In the 1980s, junk bond dealer Michael Milken served about two years of a 10-year sentence for securities fraud; Ivan Boesky served two years of a three-year sentence for insider trading. The Houston Chronicle says some experts say the pendulum may have swung too far to the other side last Thursday when a federal judge sentenced Jamie Olis to 24 years in prison. “For what he’s done, no society on Earth punishes a white-collar crime this harshly,” said Houston defense attorney David Berg.
Olis, a former Dynegy vice president, was convicted last November for hiding from investors a $300 million loan to the company. Even with time off for good behavior, Olis will serve 20 years and won’t be eligible for parole, as mandated by sentencing guidelines that went into effect November 2001.
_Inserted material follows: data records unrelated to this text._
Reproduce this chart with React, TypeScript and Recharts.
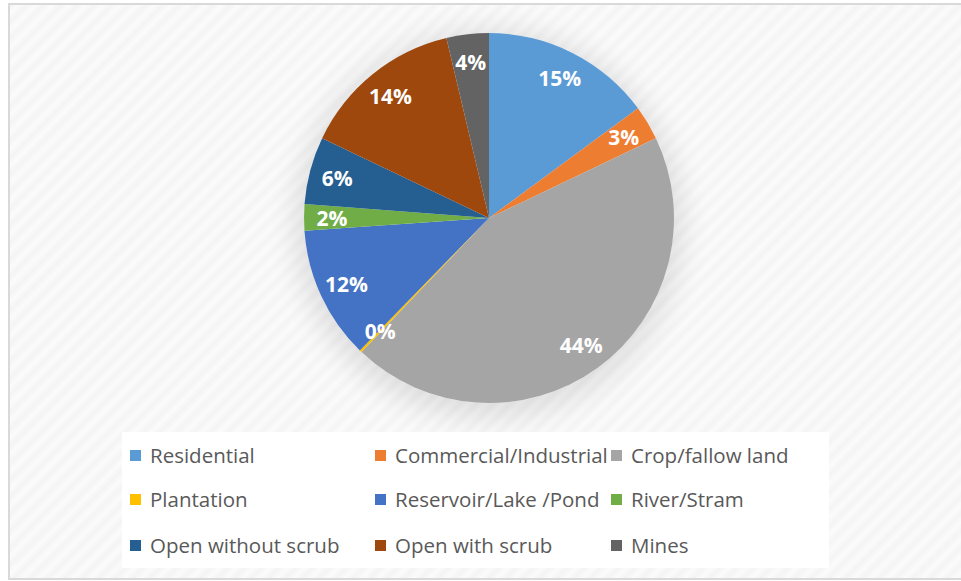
import { PieChart, Pie, Cell, Legend } from 'recharts';

const categories = [
  'Residential', 'Commercial/Industrial', 'Crop/fallow land',
  'Plantation', 'Reservoir/Lake /Pond', 'River/Stram',
  'Open without scrub', 'Open with scrub', 'Mines',
];
const shares = [14.9, 3.0, 44.2, 0.2, 11.6, 2.3, 5.9, 14.2, 3.7];
const colors = [
  '#5B9BD5', '#ED7D31', '#A5A5A5',
  '#FFC000', '#4472C4', '#70AD47',
  '#255E91', '#9E480E', '#636363',
];

const data = categories.map((name, i) => ({ name, value: shares[i] }));

const RAD = Math.PI / 180;
const FONT = '"Open Sans", Lato, sans-serif';

const renderLabel = (props: any) => {
  const { cx, cy, midAngle, percent } = props;
  const r = 157;
  const x = cx + r * Math.cos(-midAngle * RAD);
  const y = cy + r * Math.sin(-midAngle * RAD);
  return (
    <text x={x} y={y} fill="#fff" textAnchor="middle" dominantBaseline="central"
      fontFamily={FONT} fontWeight="bold" fontSize={21}>
      {`${Math.round(percent * 100)}%`}
    </text>
  );
};

const colX = [8, 253, 489];
const rowY = [23, 67, 113];

const renderLegend = () => (
  <div style={{ position: 'relative', width: 707, height: 136, background: '#fff' }}>
    {categories.map((name, i) => (
      <div key={name} style={{
        position: 'absolute', left: colX[i % 3], top: rowY[Math.floor(i / 3)] - 14,
        height: 28, display: 'flex', alignItems: 'center', whiteSpace: 'nowrap',
      }}>
        <span style={{ width: 11, height: 11, background: colors[i], display: 'inline-block', marginRight: 9 }} />
        <span style={{ fontFamily: FONT, fontSize: 20.5, color: '#595959' }}>{name}</span>
      </div>
    ))}
  </div>
);

export default function App() {
  return (
    <div style={{ position: 'absolute', left: 0, top: 0, width: 961, height: 581, overflow: 'hidden', background: '#fff' }}>
      <div style={{
        position: 'absolute', left: 8, top: 3, width: 980, height: 573,
        border: '2px solid #d9d9d9',
        background: 'repeating-linear-gradient(135deg, #f4f4f4 0px, #fbfbfb 6px, #f4f4f4 12px)',
      }} />
      <div style={{
        position: 'absolute', left: 489 - 185, top: 218 - 185, width: 370, height: 370,
        borderRadius: '50%', boxShadow: '0 6px 28px 10px rgba(0,0,0,0.10)',
      }} />
      <div style={{ position: 'absolute', left: 0, top: 0 }}>
        <PieChart width={961} height={581} margin={{ top: 0, right: 0, bottom: 0, left: 0 }}>
          <Pie data={data} dataKey="value" nameKey="name" cx={489} cy={218}
            outerRadius={185} startAngle={90} endAngle={-270} stroke="none"
            label={renderLabel} labelLine={false} isAnimationActive={false}>
            {data.map((d, i) => <Cell key={d.name} fill={colors[i]} />)}
          </Pie>
          <Legend content={renderLegend}
            wrapperStyle={{ position: 'absolute', left: 122, top: 432, width: 707, height: 136 }} />
        </PieChart>
      </div>
    </div>
  );
}
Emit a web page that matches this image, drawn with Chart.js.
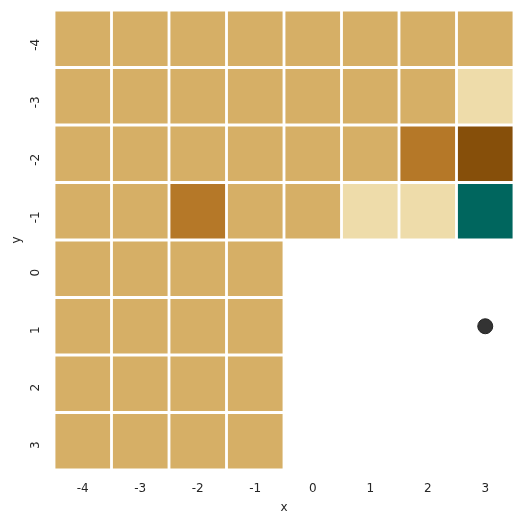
<!DOCTYPE html>
<html>
<head>
<meta charset="utf-8">
<script src="https://cdn.jsdelivr.net/npm/chart.js@4/dist/chart.umd.min.js"></script>
<style>
  html, body { margin: 0; padding: 0; background: #fff; }
  #wrap { width: 525px; height: 525px; }
</style>
</head>
<body>
<div id="wrap"><canvas id="heat"></canvas></div>
<script>
// x and y categories
const xLabels = ["-4", "-3", "-2", "-1", "0", "1", "2", "3"];
const yRows = [-4, -3, -2, -1, 0, 1, 2, 3];

// cell values, one array per row (null = no cell)
const rowM4 = [3, 3, 3, 3, 3, 3, 3, 3];
const rowM3 = [3, 3, 3, 3, 3, 3, 3, 4];
const rowM2 = [3, 3, 3, 3, 3, 3, 2, 1];
const rowM1 = [3, 3, 2, 3, 3, 4, 4, 8];
const row0 = [3, 3, 3, 3, null, null, null, null];
const row1 = [3, 3, 3, 3, null, null, null, null];
const row2 = [3, 3, 3, 3, null, null, null, null];
const row3 = [3, 3, 3, 3, null, null, null, null];
const rows = [rowM4, rowM3, rowM2, rowM1, row0, row1, row2, row3];

// marker point
const markX = ["3"];
const markY = [1];

// colour for a value (BrBG-like)
function cellColor(v) {
  if (v === null) return "rgba(0,0,0,0)";
  if (v <= 1) return "#864f0a";
  if (v <= 2) return "#b57828";
  if (v <= 3) return "#d6af66";
  if (v <= 4) return "#eedcaa";
  return "#00665e";
}

const datasets = rows.map((vals, i) => ({
  type: "bar",
  label: "y=" + yRows[i],
  data: vals.map(v => v === null ? null : [yRows[i] - 0.5, yRows[i] + 0.5]),
  backgroundColor: vals.map(cellColor),
  borderColor: "#ffffff",
  borderWidth: 1.75,
  borderSkipped: false,
  categoryPercentage: 1,
  barPercentage: 1,
  grouped: false,
  order: 2
}));

datasets.push({
  type: "scatter",
  label: "mark",
  data: markX.map((x, i) => ({ x: x, y: markY[i] })),
  pointRadius: 7.5,
  pointHoverRadius: 7.5,
  backgroundColor: "#333333",
  borderColor: "#222222",
  borderWidth: 1,
  order: 1
});

const font = { family: "DejaVu Sans", size: 12 };

new Chart(document.getElementById("heat"), {
  type: "bar",
  data: { labels: xLabels, datasets: datasets },
  options: {
    responsive: true,
    maintainAspectRatio: false,
    animation: false,
    layout: { padding: { top: 10, right: 11, left: 10, bottom: 10 } },
    plugins: { legend: { display: false }, tooltip: { enabled: false } },
    scales: {
      x: {
        type: "category",
        offset: true,
        grid: { display: false, drawTicks: false },
        border: { display: false },
        ticks: { color: "#262626", font: font, padding: 12 },
        title: { display: true, text: "x", color: "#262626", font: font, padding: { top: 4, bottom: 0 } },
        afterFit: s => { s.height = 45; s.paddingLeft = 0; s.paddingRight = 0; }
      },
      y: {
        type: "linear",
        reverse: true,
        min: -4.5,
        max: 3.5,
        grid: { display: false, drawTicks: false },
        border: { display: false },
        afterBuildTicks: s => { s.ticks = yRows.map(v => ({ value: v })); },
        ticks: { color: "#262626", font: font, padding: 18, minRotation: 90, maxRotation: 90 },
        title: { display: true, text: "y", color: "#262626", font: font, padding: { top: 0, bottom: 4 } },
        afterFit: s => { s.width = 44; s.paddingTop = 0; s.paddingBottom = 0; }
      }
    }
  }
});
</script>
</body>
</html>
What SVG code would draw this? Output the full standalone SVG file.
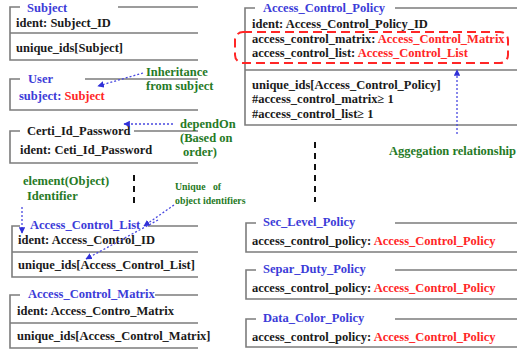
<svg xmlns="http://www.w3.org/2000/svg" width="517" height="350" viewBox="0 0 517 350">
  <style>
    text { font-family: "Liberation Serif", "Times New Roman", serif; font-weight: bold; font-size: 12.5px; }
    .t { fill: #3c3cd8; }
    .b { fill: #1a1a1a; }
    .r { fill: #ff2626; }
    .g { fill: #267a26; }
    .sm { font-size: 9.8px; }
    .frame { fill: none; stroke: #7c7c7c; stroke-width: 1.6; }
    .dot { fill: none; stroke: #4848e0; stroke-width: 1.3; stroke-dasharray: 2 2; }
    .dash { fill: none; stroke: #111; stroke-width: 2; stroke-dasharray: 6 5; }
  </style>
  <defs>
    <marker id="ah" viewBox="0 0 10 10" refX="9" refY="5" markerWidth="5" markerHeight="5" orient="auto">
      <path d="M0,0 L10,5 L0,10 z" fill="#3030d8"/>
    </marker>
  </defs>
  <rect width="517" height="350" fill="#ffffff"/>

  <!-- Left column schemas -->
  <g id="subject">
    <path class="frame" d="M20,7 H10 V60 H198 M118,7 H198 M10,33 H198"/>
    <text class="t" x="27" y="11.5">Subject</text>
    <text class="b" x="16" y="27">ident: Subject_ID</text>
    <text class="b" x="16" y="52">unique_ids[Subject]</text>
  </g>

  <g id="user">
    <path class="frame" d="M20,79 H10 V110 H198 M85,79 H198"/>
    <text class="t" x="28" y="83">User</text>
    <text x="19" y="100"><tspan class="t">subject: </tspan><tspan class="r">Subject</tspan></text>
  </g>

  <g id="certi-id-password">
    <path class="frame" d="M20,131 H10 V163 H198 M134,131 H198"/>
    <text class="b" x="27" y="135">Certi_Id_Password</text>
    <text class="b" x="20" y="154">ident: Ceti_Id_Password</text>
  </g>

  <g id="access-control-list">
    <path class="frame" d="M20,226 H12 V277 H198 M148,226 H198 M12,252 H198"/>
    <text class="t" x="30" y="229">Access_Control_List</text>
    <text class="b" x="18" y="244">ident: Access_Control_ID</text>
    <text class="b" x="18" y="269">unique_ids[Access_Control_List]</text>
  </g>

  <g id="access-control-matrix">
    <path class="frame" d="M20,295 H10 V348 H198 M155,295 H198 M10,323 H198"/>
    <text class="t" x="28" y="298">Access_Control_Matrix</text>
    <text class="b" x="17" y="315">ident: Access_Contro_Matrix</text>
    <text class="b" x="17" y="340">unique_ids[Access_Control_Matrix]</text>
  </g>

  <!-- Right column schemas -->
  <g id="access-control-policy">
    <path class="frame" d="M255,8 H245 V125 H517 M395,8 H517 M245,70 H517"/>
    <text class="t" x="263" y="12">Access_Control_Policy</text>
    <text class="b" x="252" y="28">ident: Access_Control_Policy_ID</text>
    <text x="252" y="42.5"><tspan class="b">access_control_matrix: </tspan><tspan class="r">Access_Control_Matrix</tspan></text>
    <text x="252" y="57"><tspan class="b">access_control_list: </tspan><tspan class="r">Access_Control_List</tspan></text>
    <rect x="235" y="32" width="273" height="31" rx="8" fill="none" stroke="#ff2626" stroke-width="2" stroke-dasharray="9 5"/>
    <text class="b" x="252" y="89">unique_ids[Access_Control_Policy]</text>
    <text class="b" x="252" y="103">#access_control_matrix≥ 1</text>
    <text class="b" x="252" y="118">#access_control_list≥ 1</text>
  </g>

  <g id="sec-level-policy">
    <path class="frame" d="M256,223 H246 V252 H517 M395,223 H517"/>
    <text class="t" x="263" y="226">Sec_Level_Policy</text>
    <text x="252" y="245"><tspan class="b">access_control_policy: </tspan><tspan class="r">Access_Control_Policy</tspan></text>
  </g>

  <g id="separ-duty-policy">
    <path class="frame" d="M256,270 H246 V299 H517 M395,270 H517"/>
    <text class="t" x="263" y="273">Separ_Duty_Policy</text>
    <text x="252" y="292"><tspan class="b">access_control_policy: </tspan><tspan class="r">Access_Control_Policy</tspan></text>
  </g>

  <g id="data-color-policy">
    <path class="frame" d="M256,319 H246 V347 H517 M395,319 H517"/>
    <text class="t" x="263" y="322">Data_Color_Policy</text>
    <text x="252" y="341"><tspan class="b">access_control_policy: </tspan><tspan class="r">Access_Control_Policy</tspan></text>
  </g>

  <!-- Connectors and their labels -->
  <g id="connectors">
    <line class="dot" x1="143" y1="73" x2="98" y2="86" marker-end="url(#ah)"/>
    <line class="dot" x1="173" y1="124" x2="124" y2="124" marker-end="url(#ah)"/>
    <line class="dot" x1="22" y1="207" x2="22" y2="233" marker-end="url(#ah)"/>
    <line class="dot" x1="174" y1="205" x2="144" y2="226" marker-end="url(#ah)"/>
    <line class="dot" x1="158" y1="220" x2="86" y2="259" marker-end="url(#ah)"/>
    <line class="dot" x1="457" y1="134" x2="457" y2="70" marker-end="url(#ah)"/>
    <line class="dash" x1="134" y1="175" x2="134" y2="208"/>
    <line class="dash" x1="315" y1="142" x2="315" y2="202"/>

    <text class="g" x="146" y="76">Inheritance</text>
    <text class="g" x="146" y="90">from subject</text>
    <text class="g" x="180" y="128">dependOn</text>
    <text class="g" x="180" y="142">(Based on</text>
    <text class="g" x="183" y="156">order)</text>
    <text class="g" x="23" y="185">element(Object)</text>
    <text class="g" x="27" y="200">Identifier</text>
    <text class="g sm" x="175" y="190" word-spacing="5">Unique of</text>
    <text class="g sm" x="175" y="204">object identifiers</text>
    <text class="g" x="389" y="155" textLength="127" lengthAdjust="spacingAndGlyphs">Aggegation relationship</text>
  </g>
</svg>
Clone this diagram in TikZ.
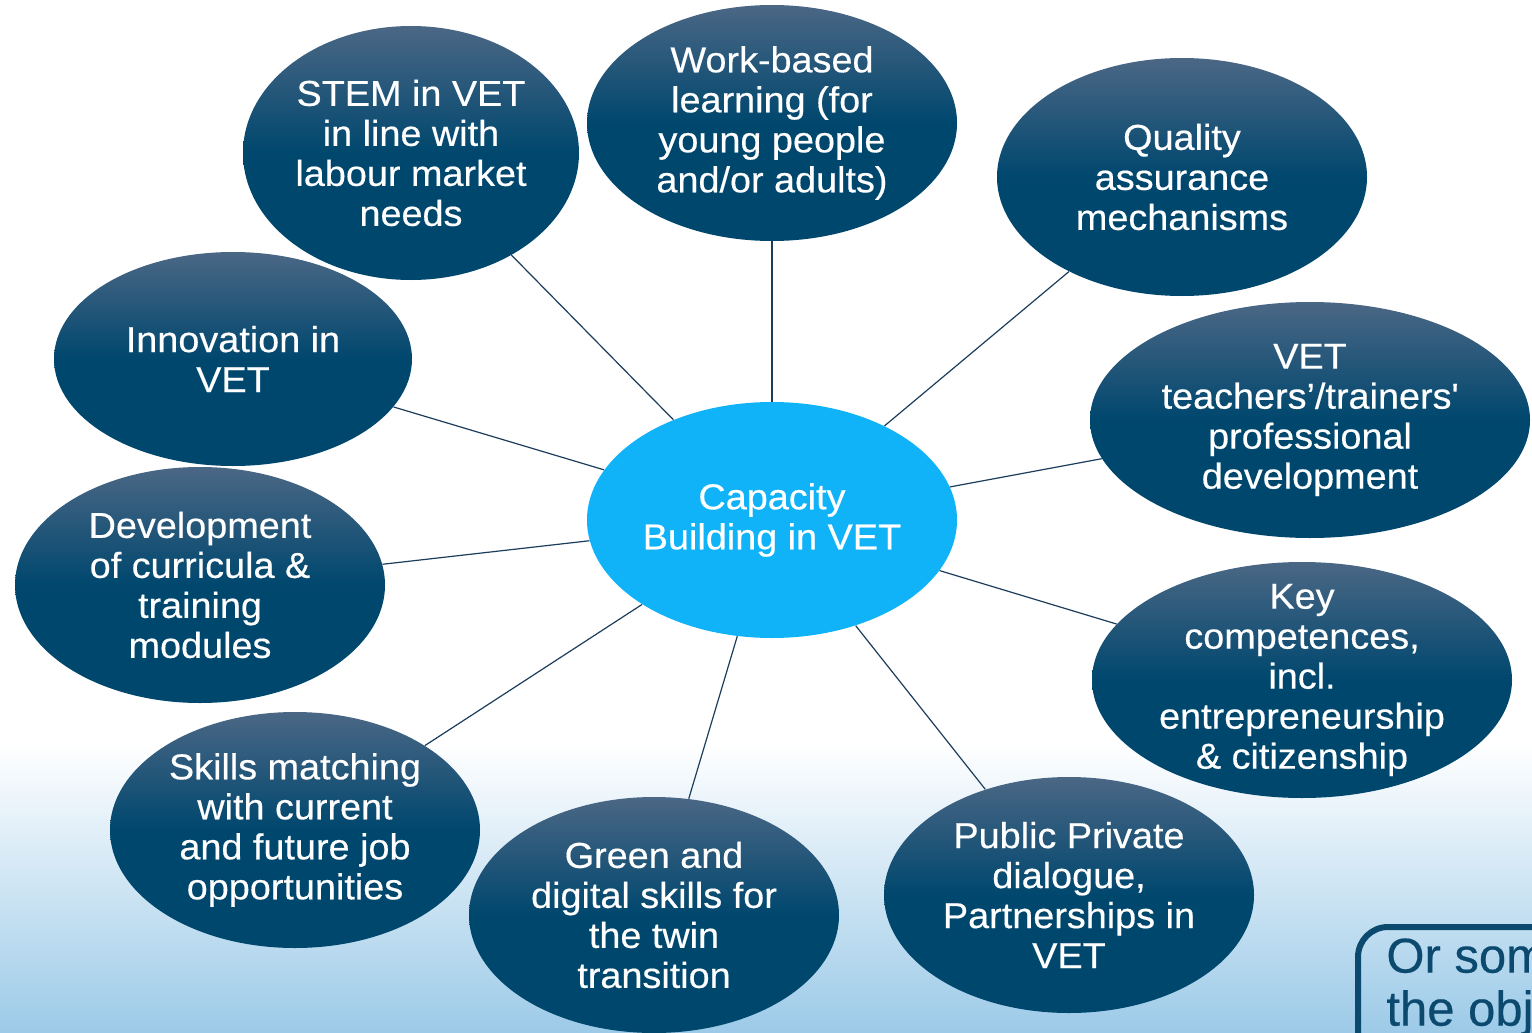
\documentclass[tikz,border=0pt]{standalone}
\usepackage{fontspec}
\setmainfont{Liberation Sans}[FakeStretch=1.05, FakeBold=0.4]
\newfontfamily\notefont{Liberation Sans}[FakeBold=0.4]
\usetikzlibrary{shapes}

\definecolor{ovaldark}{HTML}{00476E}
\definecolor{ovaltop}{HTML}{4B6785}
\definecolor{hubblue}{HTML}{10B3F7}
\definecolor{spokeline}{HTML}{1C3D5C}
\definecolor{bgblue}{HTML}{9CCAE8}
\definecolor{boxblue}{HTML}{0B4A6E}

\pgfdeclareverticalshading{ovalshade}{100bp}{color(0bp)=(ovaldark); color(25bp)=(ovaldark); color(50bp)=(ovaldark); color(75bp)=(ovaltop); color(100bp)=(ovaltop)}
\pgfdeclareverticalshading{bgshade}{100bp}{color(0bp)=(bgblue); color(25bp)=(bgblue); color(39bp)=(white); color(100bp)=(white)}

\begin{document}
\begin{tikzpicture}[x=0.5pt, y=-0.5pt,
    oval/.style={ellipse, inner sep=0pt, minimum width=185pt, minimum height=118pt, shade, shading=ovalshade},
    hub/.style={ellipse, inner sep=0pt, minimum width=185pt, minimum height=118pt, fill=hubblue},
    ovaltext/.style={text=white, align=center, inner sep=0pt, font=\fontsize{18}{20}\selectfont},
    spoke/.style={draw=spokeline, line width=0.6pt}]
    \useasboundingbox (0,0) rectangle (1532,1033);
    \clip (0,0) rectangle (1532,1033);
    \shade[shading=bgshade] (0,0) rectangle (1532,1033);

    % centre
    \node[hub] (hub) at (772,520) {};
    \node[ovaltext] (hub-t) at (hub) {Capacity\\Building in VET};

    % topics
    \node[oval, minimum width=168pt, minimum height=127pt] (stem) at (411,153) {};
    \node[ovaltext] (stem-t) at (stem) {STEM in VET\\in line with\\labour market\\needs};
    \node[oval] (work) at (772,123) {};
    \node[ovaltext] (work-t) at (work) {Work-based\\learning (for\\young people\\and/or adults)};
    \node[oval, minimum height=119pt] (quality) at (1182,177) {};
    \node[ovaltext] (quality-t) at (quality) {Quality\\assurance\\mechanisms};
    \node[oval, minimum width=220pt] (teachers) at (1310,420) {};
    \node[ovaltext] (teachers-t) at (teachers) {VET\\teachers’/trainers\textquotesingle\\professional\\development};
    \node[oval, minimum width=210pt] (key) at (1302,680) {};
    \node[ovaltext] (key-t) at (key) {Key\\competences,\\incl.\\entrepreneurship\\\& citizenship};
    \node[oval] (public) at (1069,895) {};
    \node[ovaltext] (public-t) at (public) {Public Private\\dialogue,\\Partnerships in\\VET};
    \node[oval] (green) at (654,915) {};
    \node[ovaltext] (green-t) at (green) {Green and\\digital skills for\\the twin\\transition};
    \node[oval] (skills) at (295,830) {};
    \node[ovaltext] (skills-t) at (skills) {Skills matching\\with current\\and future job\\opportunities};
    \node[oval] (devel) at (200,585) {};
    \node[ovaltext] (devel-t) at (devel) {Development\\of curricula \&\\training\\modules};
    \node[oval, minimum width=179pt, minimum height=107pt] (innov) at (233,359) {};
    \node[ovaltext] (innov-t) at (innov) {Innovation in\\VET};

    % spokes
    \foreach \n in {stem,work,quality,teachers,key,public,green,skills,devel,innov}
        \draw[spoke] (hub) -- (\n);

    % side box
    \draw[draw=boxblue, line width=3pt, rounded corners=15pt] (1358,1100) |- (1600,927);
    \node[anchor=north west, align=left, text=boxblue, inner sep=0pt, font=\notefont\fontsize{24.5}{26.5}\selectfont] (other) at (1386,938) {Or some\\the obj};
\end{tikzpicture}
\end{document}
Twenty-four years is the stiffest sentence doled out to a white-collar criminal in recent years. The prison term puts Olis in the same category as murderers and robbers. “Is this the message we want to send? That a white-collar crime is the equivalent of a murderer?” said Erik Luna, a law professor at the University of Utah. “That’s for society to decide. But that’s a dubious judgment on American values, though maybe that’s where American culture is headed.”
“This is overkill,” said Kirby Behre, a former federal prosecutor and co-author of the book Federal Sentencing for Business Crimes. “This is beyond reasonable, it’s so excessive.”